Natalie Zane Babbitt (née Moore; July 28, 1932 – October 31, 2016) was an American writer and illustrator of children's books. Her acclaimed 1975 novel Tuck Everlasting has been adapted into two feature films and a Broadway musical. She received the Newbery Medal and Christopher Award, and was the U.S. nominee for the biennial international Hans Christian Andersen Award in 1982.
Born Natalie Zane Moore in Dayton, Ohio, on July 28, 1932, Babbitt studied at Laurel School in Cleveland and Smith College in Northampton, Massachusetts. She was married to Samuel Fisher Babbitt, and the couple had three children, born between 1956 and 1960. The family lived in Samuel's home town of New Haven, Connecticut, until he earned a PhD in 1965 and became the president of Kirkland College in Clinton, Oneida County, New York.
The Babbitts collaborated to create The Forty-ninth Magician, a picture book that he wrote and she illustrated, published by Pantheon Books in 1966. Samuel became too busy to participate but editor Michael di Capua, at Farrar, Straus and Giroux, encouraged Natalie to continue producing children's books. After writing and illustrating two short books in verse, she turned to children's novels, and her second effort in that vein, Knee-Knock Rise, was awarded a Newbery Honor in 1971.
Tuck Everlasting, published in 1975, was named an ALA Notable book and continues to be popular with teachers. It was ranked number 16 among the “Top 100 Chapter Books” of all time in a 2012 survey published by School Library Journal. Two of her books have been adapted as movies: Tuck Everlasting twice, in 1981 and 2002, and The Eyes of the Amaryllis in 1982. The novel was also adapted as a Broadway musical, which premiered in Atlanta on February 4, 2015, and played on Broadway from April 26 to May 29, 2016.
In addition to her own writing, Babbitt also illustrated a number of books by Valerie Worth. Babbitt died on October 31, 2016, at her home in Hamden, Connecticut. She had recently been diagnosed with lung cancer.
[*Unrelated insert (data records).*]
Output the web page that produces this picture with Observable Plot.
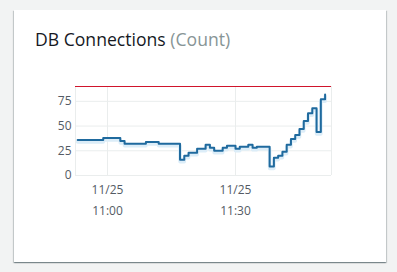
<!DOCTYPE html>
<html><head><meta charset="utf-8">
<script src="https://cdn.jsdelivr.net/npm/d3@7"></script>
<script src="https://cdn.jsdelivr.net/npm/@observablehq/plot@0.6"></script>
<style>
body{margin:0;background:#f2f3f3;width:397px;height:272px;overflow:hidden;font-family:"Open Sans",sans-serif;position:relative;}
#card{position:absolute;left:14px;top:10px;width:372px;height:252px;background:#fff;box-shadow:0 1px 1px 0 rgba(0,28,36,.3),1px 1px 1px 0 rgba(0,28,36,.15),-1px 1px 1px 0 rgba(0,28,36,.15);}
#title{position:absolute;left:35px;top:27px;font-size:17.6px;line-height:24px;color:#16191f;white-space:nowrap;}
#title span{color:#879596;}
#chart{position:absolute;left:0;top:70px;}
</style></head>
<body>
<div id="card"></div>
<div id="title">DB Connections <span>(Count)</span></div>
<div id="chart"></div>
<script>
const times = ["10:53","10:54","10:55","10:56","10:57","10:58","10:59","11:00","11:01","11:02",
"11:03","11:04","11:05","11:06","11:07","11:08","11:09","11:10","11:11","11:12",
"11:13","11:14","11:15","11:16","11:17","11:18","11:19","11:20","11:21","11:22",
"11:23","11:24","11:25","11:26","11:27","11:28","11:29","11:30","11:31","11:32",
"11:33","11:34","11:35","11:36","11:37","11:38","11:39","11:40","11:41","11:42",
"11:43","11:44","11:45","11:46","11:47","11:48","11:49","11:50","11:51"];
const connections = [36,36,36,36,36,36,38,38,38,38,
35,32,32,32,32,32,34,34,34,32,
32,32,32,32,16,20,23,23,27,27,
31,28,25,25,28,30,30,27,29,29,
31,28,29,29,29,9,18,20,24,31,
37,41,47,55,63,68,44,77,82];
const threshold = [90];
const yTicks = [0,25,50,75];
const xTickTimes = ["11:00","11:30"];
const xTickDates = ["11/25","11/25"];
const xDomain = ["10:52:30","11:52:30"];

const toDate = s => { const p = s.split(":").map(Number); return new Date(2023,10,25,p[0],p[1],p[2]||0); };
const data = times.map((t,i) => ({time: toDate(t), value: connections[i]}));
const tickDates = xTickTimes.map(toDate);
const domain = xDomain.map(toDate);

const chart = Plot.plot({
  width: 397, height: 150,
  marginLeft: 75, marginRight: 66, marginTop: 16, marginBottom: 45,
  style: {fontFamily: "'Open Sans', sans-serif", fontSize: "12px", color: "#545b64", background: "transparent"},
  x: {type: "time", domain},
  y: {domain: [0, 90]},
  marks: [
    Plot.gridY(yTicks, {stroke: "#eaeded", strokeOpacity: 1}),
    Plot.gridX([...tickDates, ...domain], {stroke: "#eaeded", strokeOpacity: 1}),
    Plot.ruleY(threshold, {stroke: "#d0142c", strokeWidth: 1}),
    Plot.line(data, {x: "time", y: "value", curve: "step-after", stroke: "#dcedf8", strokeWidth: 3.5, dy: 2}),
    Plot.line(data, {x: "time", y: "value", curve: "step-after", stroke: "#1f6a9e", strokeWidth: 2}),
    Plot.axisY(yTicks, {tickSize: 0, tickPadding: 4, label: null}),
    Plot.axisX(tickDates, {tickSize: 0, tickPadding: 10, tickFormat: (d, i) => xTickDates[i], label: null}),
    Plot.axisX(tickDates, {tickSize: 0, tickPadding: 31, tickFormat: (d, i) => xTickTimes[i], label: null})
  ]
});
document.getElementById("chart").appendChild(chart);
</script>
</body></html>
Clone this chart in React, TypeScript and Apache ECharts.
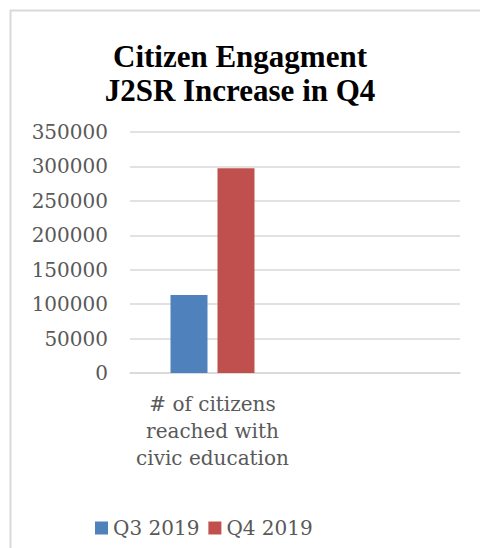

In 1977, The New York Times called Babbitt “Indisputably one of our most gifted and ambitious writers for children”.
In 1982, another Times reviewer, George Woods, enjoyed Babbitt's Herbert Rowbarge. “Mrs. Babbitt creates a plausible world and peoples it with believable humans, but the most satisfaction comes from the pleasure of her company as she effortlessly takes the reader in velvet-gloved hand to point out life's coincidences and near misses.”
In 2002, Melanie Rehak, also writing in the Times, described Babbitt's Tuck Everlasting as a “slim, ruminative” novel, and stated that “From the moment it appeared, it has been fiercely loved by children and their parents for its honest, intelligent grappling with aging and death.”
In 2012, Babbitt was awarded the inaugural E.B. White Award for achievement in children's literature by the American Academy of Arts and Letters.